Top Ten Books Dealing With Tough Subjects (abuse, suicide, grief etc or something personal hard for you)

Here are my favorites books that deal with hard subject matter

1. Uncle Tom's cabin
Harriet Beecher Stowe's best known novel, Uncle Tom's Cabin (1852), changed forever how Americans viewed slavery, the system that treated people as property

2. The perk of Being a wallflower by Stephen Chbosky
Tells the story of an introvert freshman named Charlie who is taken on the wings by his friends Sam and Patrick, who welcome him to the world of sex, drugs and complicated relationships

3.Jane Eyre
There are numerous religious references in the text and religion comes into play several times in Jane's story. Religion is seen as both a sanctuary and a source of discomfort and hypocrisy in the text.

4. Rispondimi
The internationally bestselling author of Follow Your Heart uncovers hope in the midst of tragedy in these three utterly transfixing novellas set in Susanna Tamaro’s native Italy. In “Answer Me,” an orphaned girl with a troubled past desperately searches for a sign that she is loved while cultivating an inner strength that allows her to persevere. In “Hell Does Not Exist,” an abused wife attempts to protect her son, who becomes the source of her greatest joy and her most profound devastation. And in “The Burning Forest,” a widower recounts the unraveling of his marriage and seeks the forgiveness of his estranged daughter. Hauntingly powerful and exquisitely written, Answer Me is a spiritually galvanizing book by a writer of international stature.

5.Doctor Faustus
Faustus is a brilliant sixteenth-century scholar from Wittenberg, Germany, whose ambition for knowledge, wealth, and worldly might makes him willing to pay the ultimate price—his soul—to Lucifer in exchange for supernatural powers. Faustus’s initial tragic grandeur is diminished by the fact that he never seems completely sure of the decision to forfeit his soul and constantly wavers about whether or not to repent. His ambition is admirable and initially awesome, yet he ultimately lacks a certain inner strength. He is unable to embrace his dark path wholeheartedly but is also unwilling to admit his mistake.


6. The Time Keeper
the inventor of the world's first clock is punished for trying to measure God's greatest gift. He is banished to a cave for centuries and forced to listen to the voices of all who come after him seeking more days, more years. Eventually, with his soul nearly broken, Father Time is granted his freedom, along with a magical hourglass and a mission: a chance to redeem himself by teaching two earthly people the true meaning of time. He returns to our world--now dominated by the hour-counting he so innocently began--and commences a journey with two unlikely partners: one a teenage girl who is about to give up on life, the other a wealthy old businessman who wants to live forever. To save himself, he must save them both. And stop the world to do so. Told in Albom's signature spare, evocative prose, this remarkably original tale will inspire readers everywhere to reconsider their own notions of time, how they spend it and how precious it truly is.
7. Nana by Emile Zola
Nana opens in 1867, the year of the World Fair, when Paris, thronged by a cosmopolitan elite, was a perfect target for Zola's scathing denunciation of hypocrisy and fin-de-siecle moral corruption. In this new translation, the fate of Nana--the Helen of Troy of the second Empire, and daughter of the laundress in L'Assommoir--is now rendered in racy, stylish English.
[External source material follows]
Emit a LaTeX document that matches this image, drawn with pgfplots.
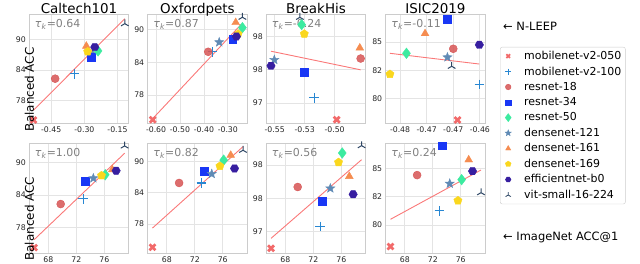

8. To kill A Mockingbird by Harper Lee
In the novel, the mockingbird is a symbol of innocence or of a person who does not do anything wrong but is mocked, killed, or berated for doing the right thing.

9. Through a Glass Darkly
In this potent little story, Gaarder once again poses one of the biggest questions any human faces: What happens when we die? Bittersweet without being whiny or sappy in the least, this is a truly refreshing and thought provoking read.

10. Pride and Prejudice by Jane Austen
In the novel if you are of lower wealth then therefore you are of lower rank in society. The rich overlook the poor and see them as unimportant enough to converse with. Much as you see Mr. Collins trying to get on the good side of Mr.Darcy only because of his high stature you see the true humility of the social classes at this time. If you were not rich you basically were kept to but a minimal life with few social interaction and little adventure. Luckily for Miss Elizabeth Bennet she proves that true class is not obtained from the clothes you wear or the materrialistic objects you possess but by wearing your heart on your sleeve and treating everyone as equal. This is why she misconceives Mr. Darcy at first impression. Her rich person stereotypes forever spoiled their realtionship at first glance. But as you see his true benevolence you the reader, as well as Elizabeth begin to understand that only the true rich people are willing to share the wealth and not change their demeanor just because of an unbearable pride. Love emerges from the irony of social mobility at the time. We see Jane and Bingley's union is in jeopardy as is the theme of social mobility and class.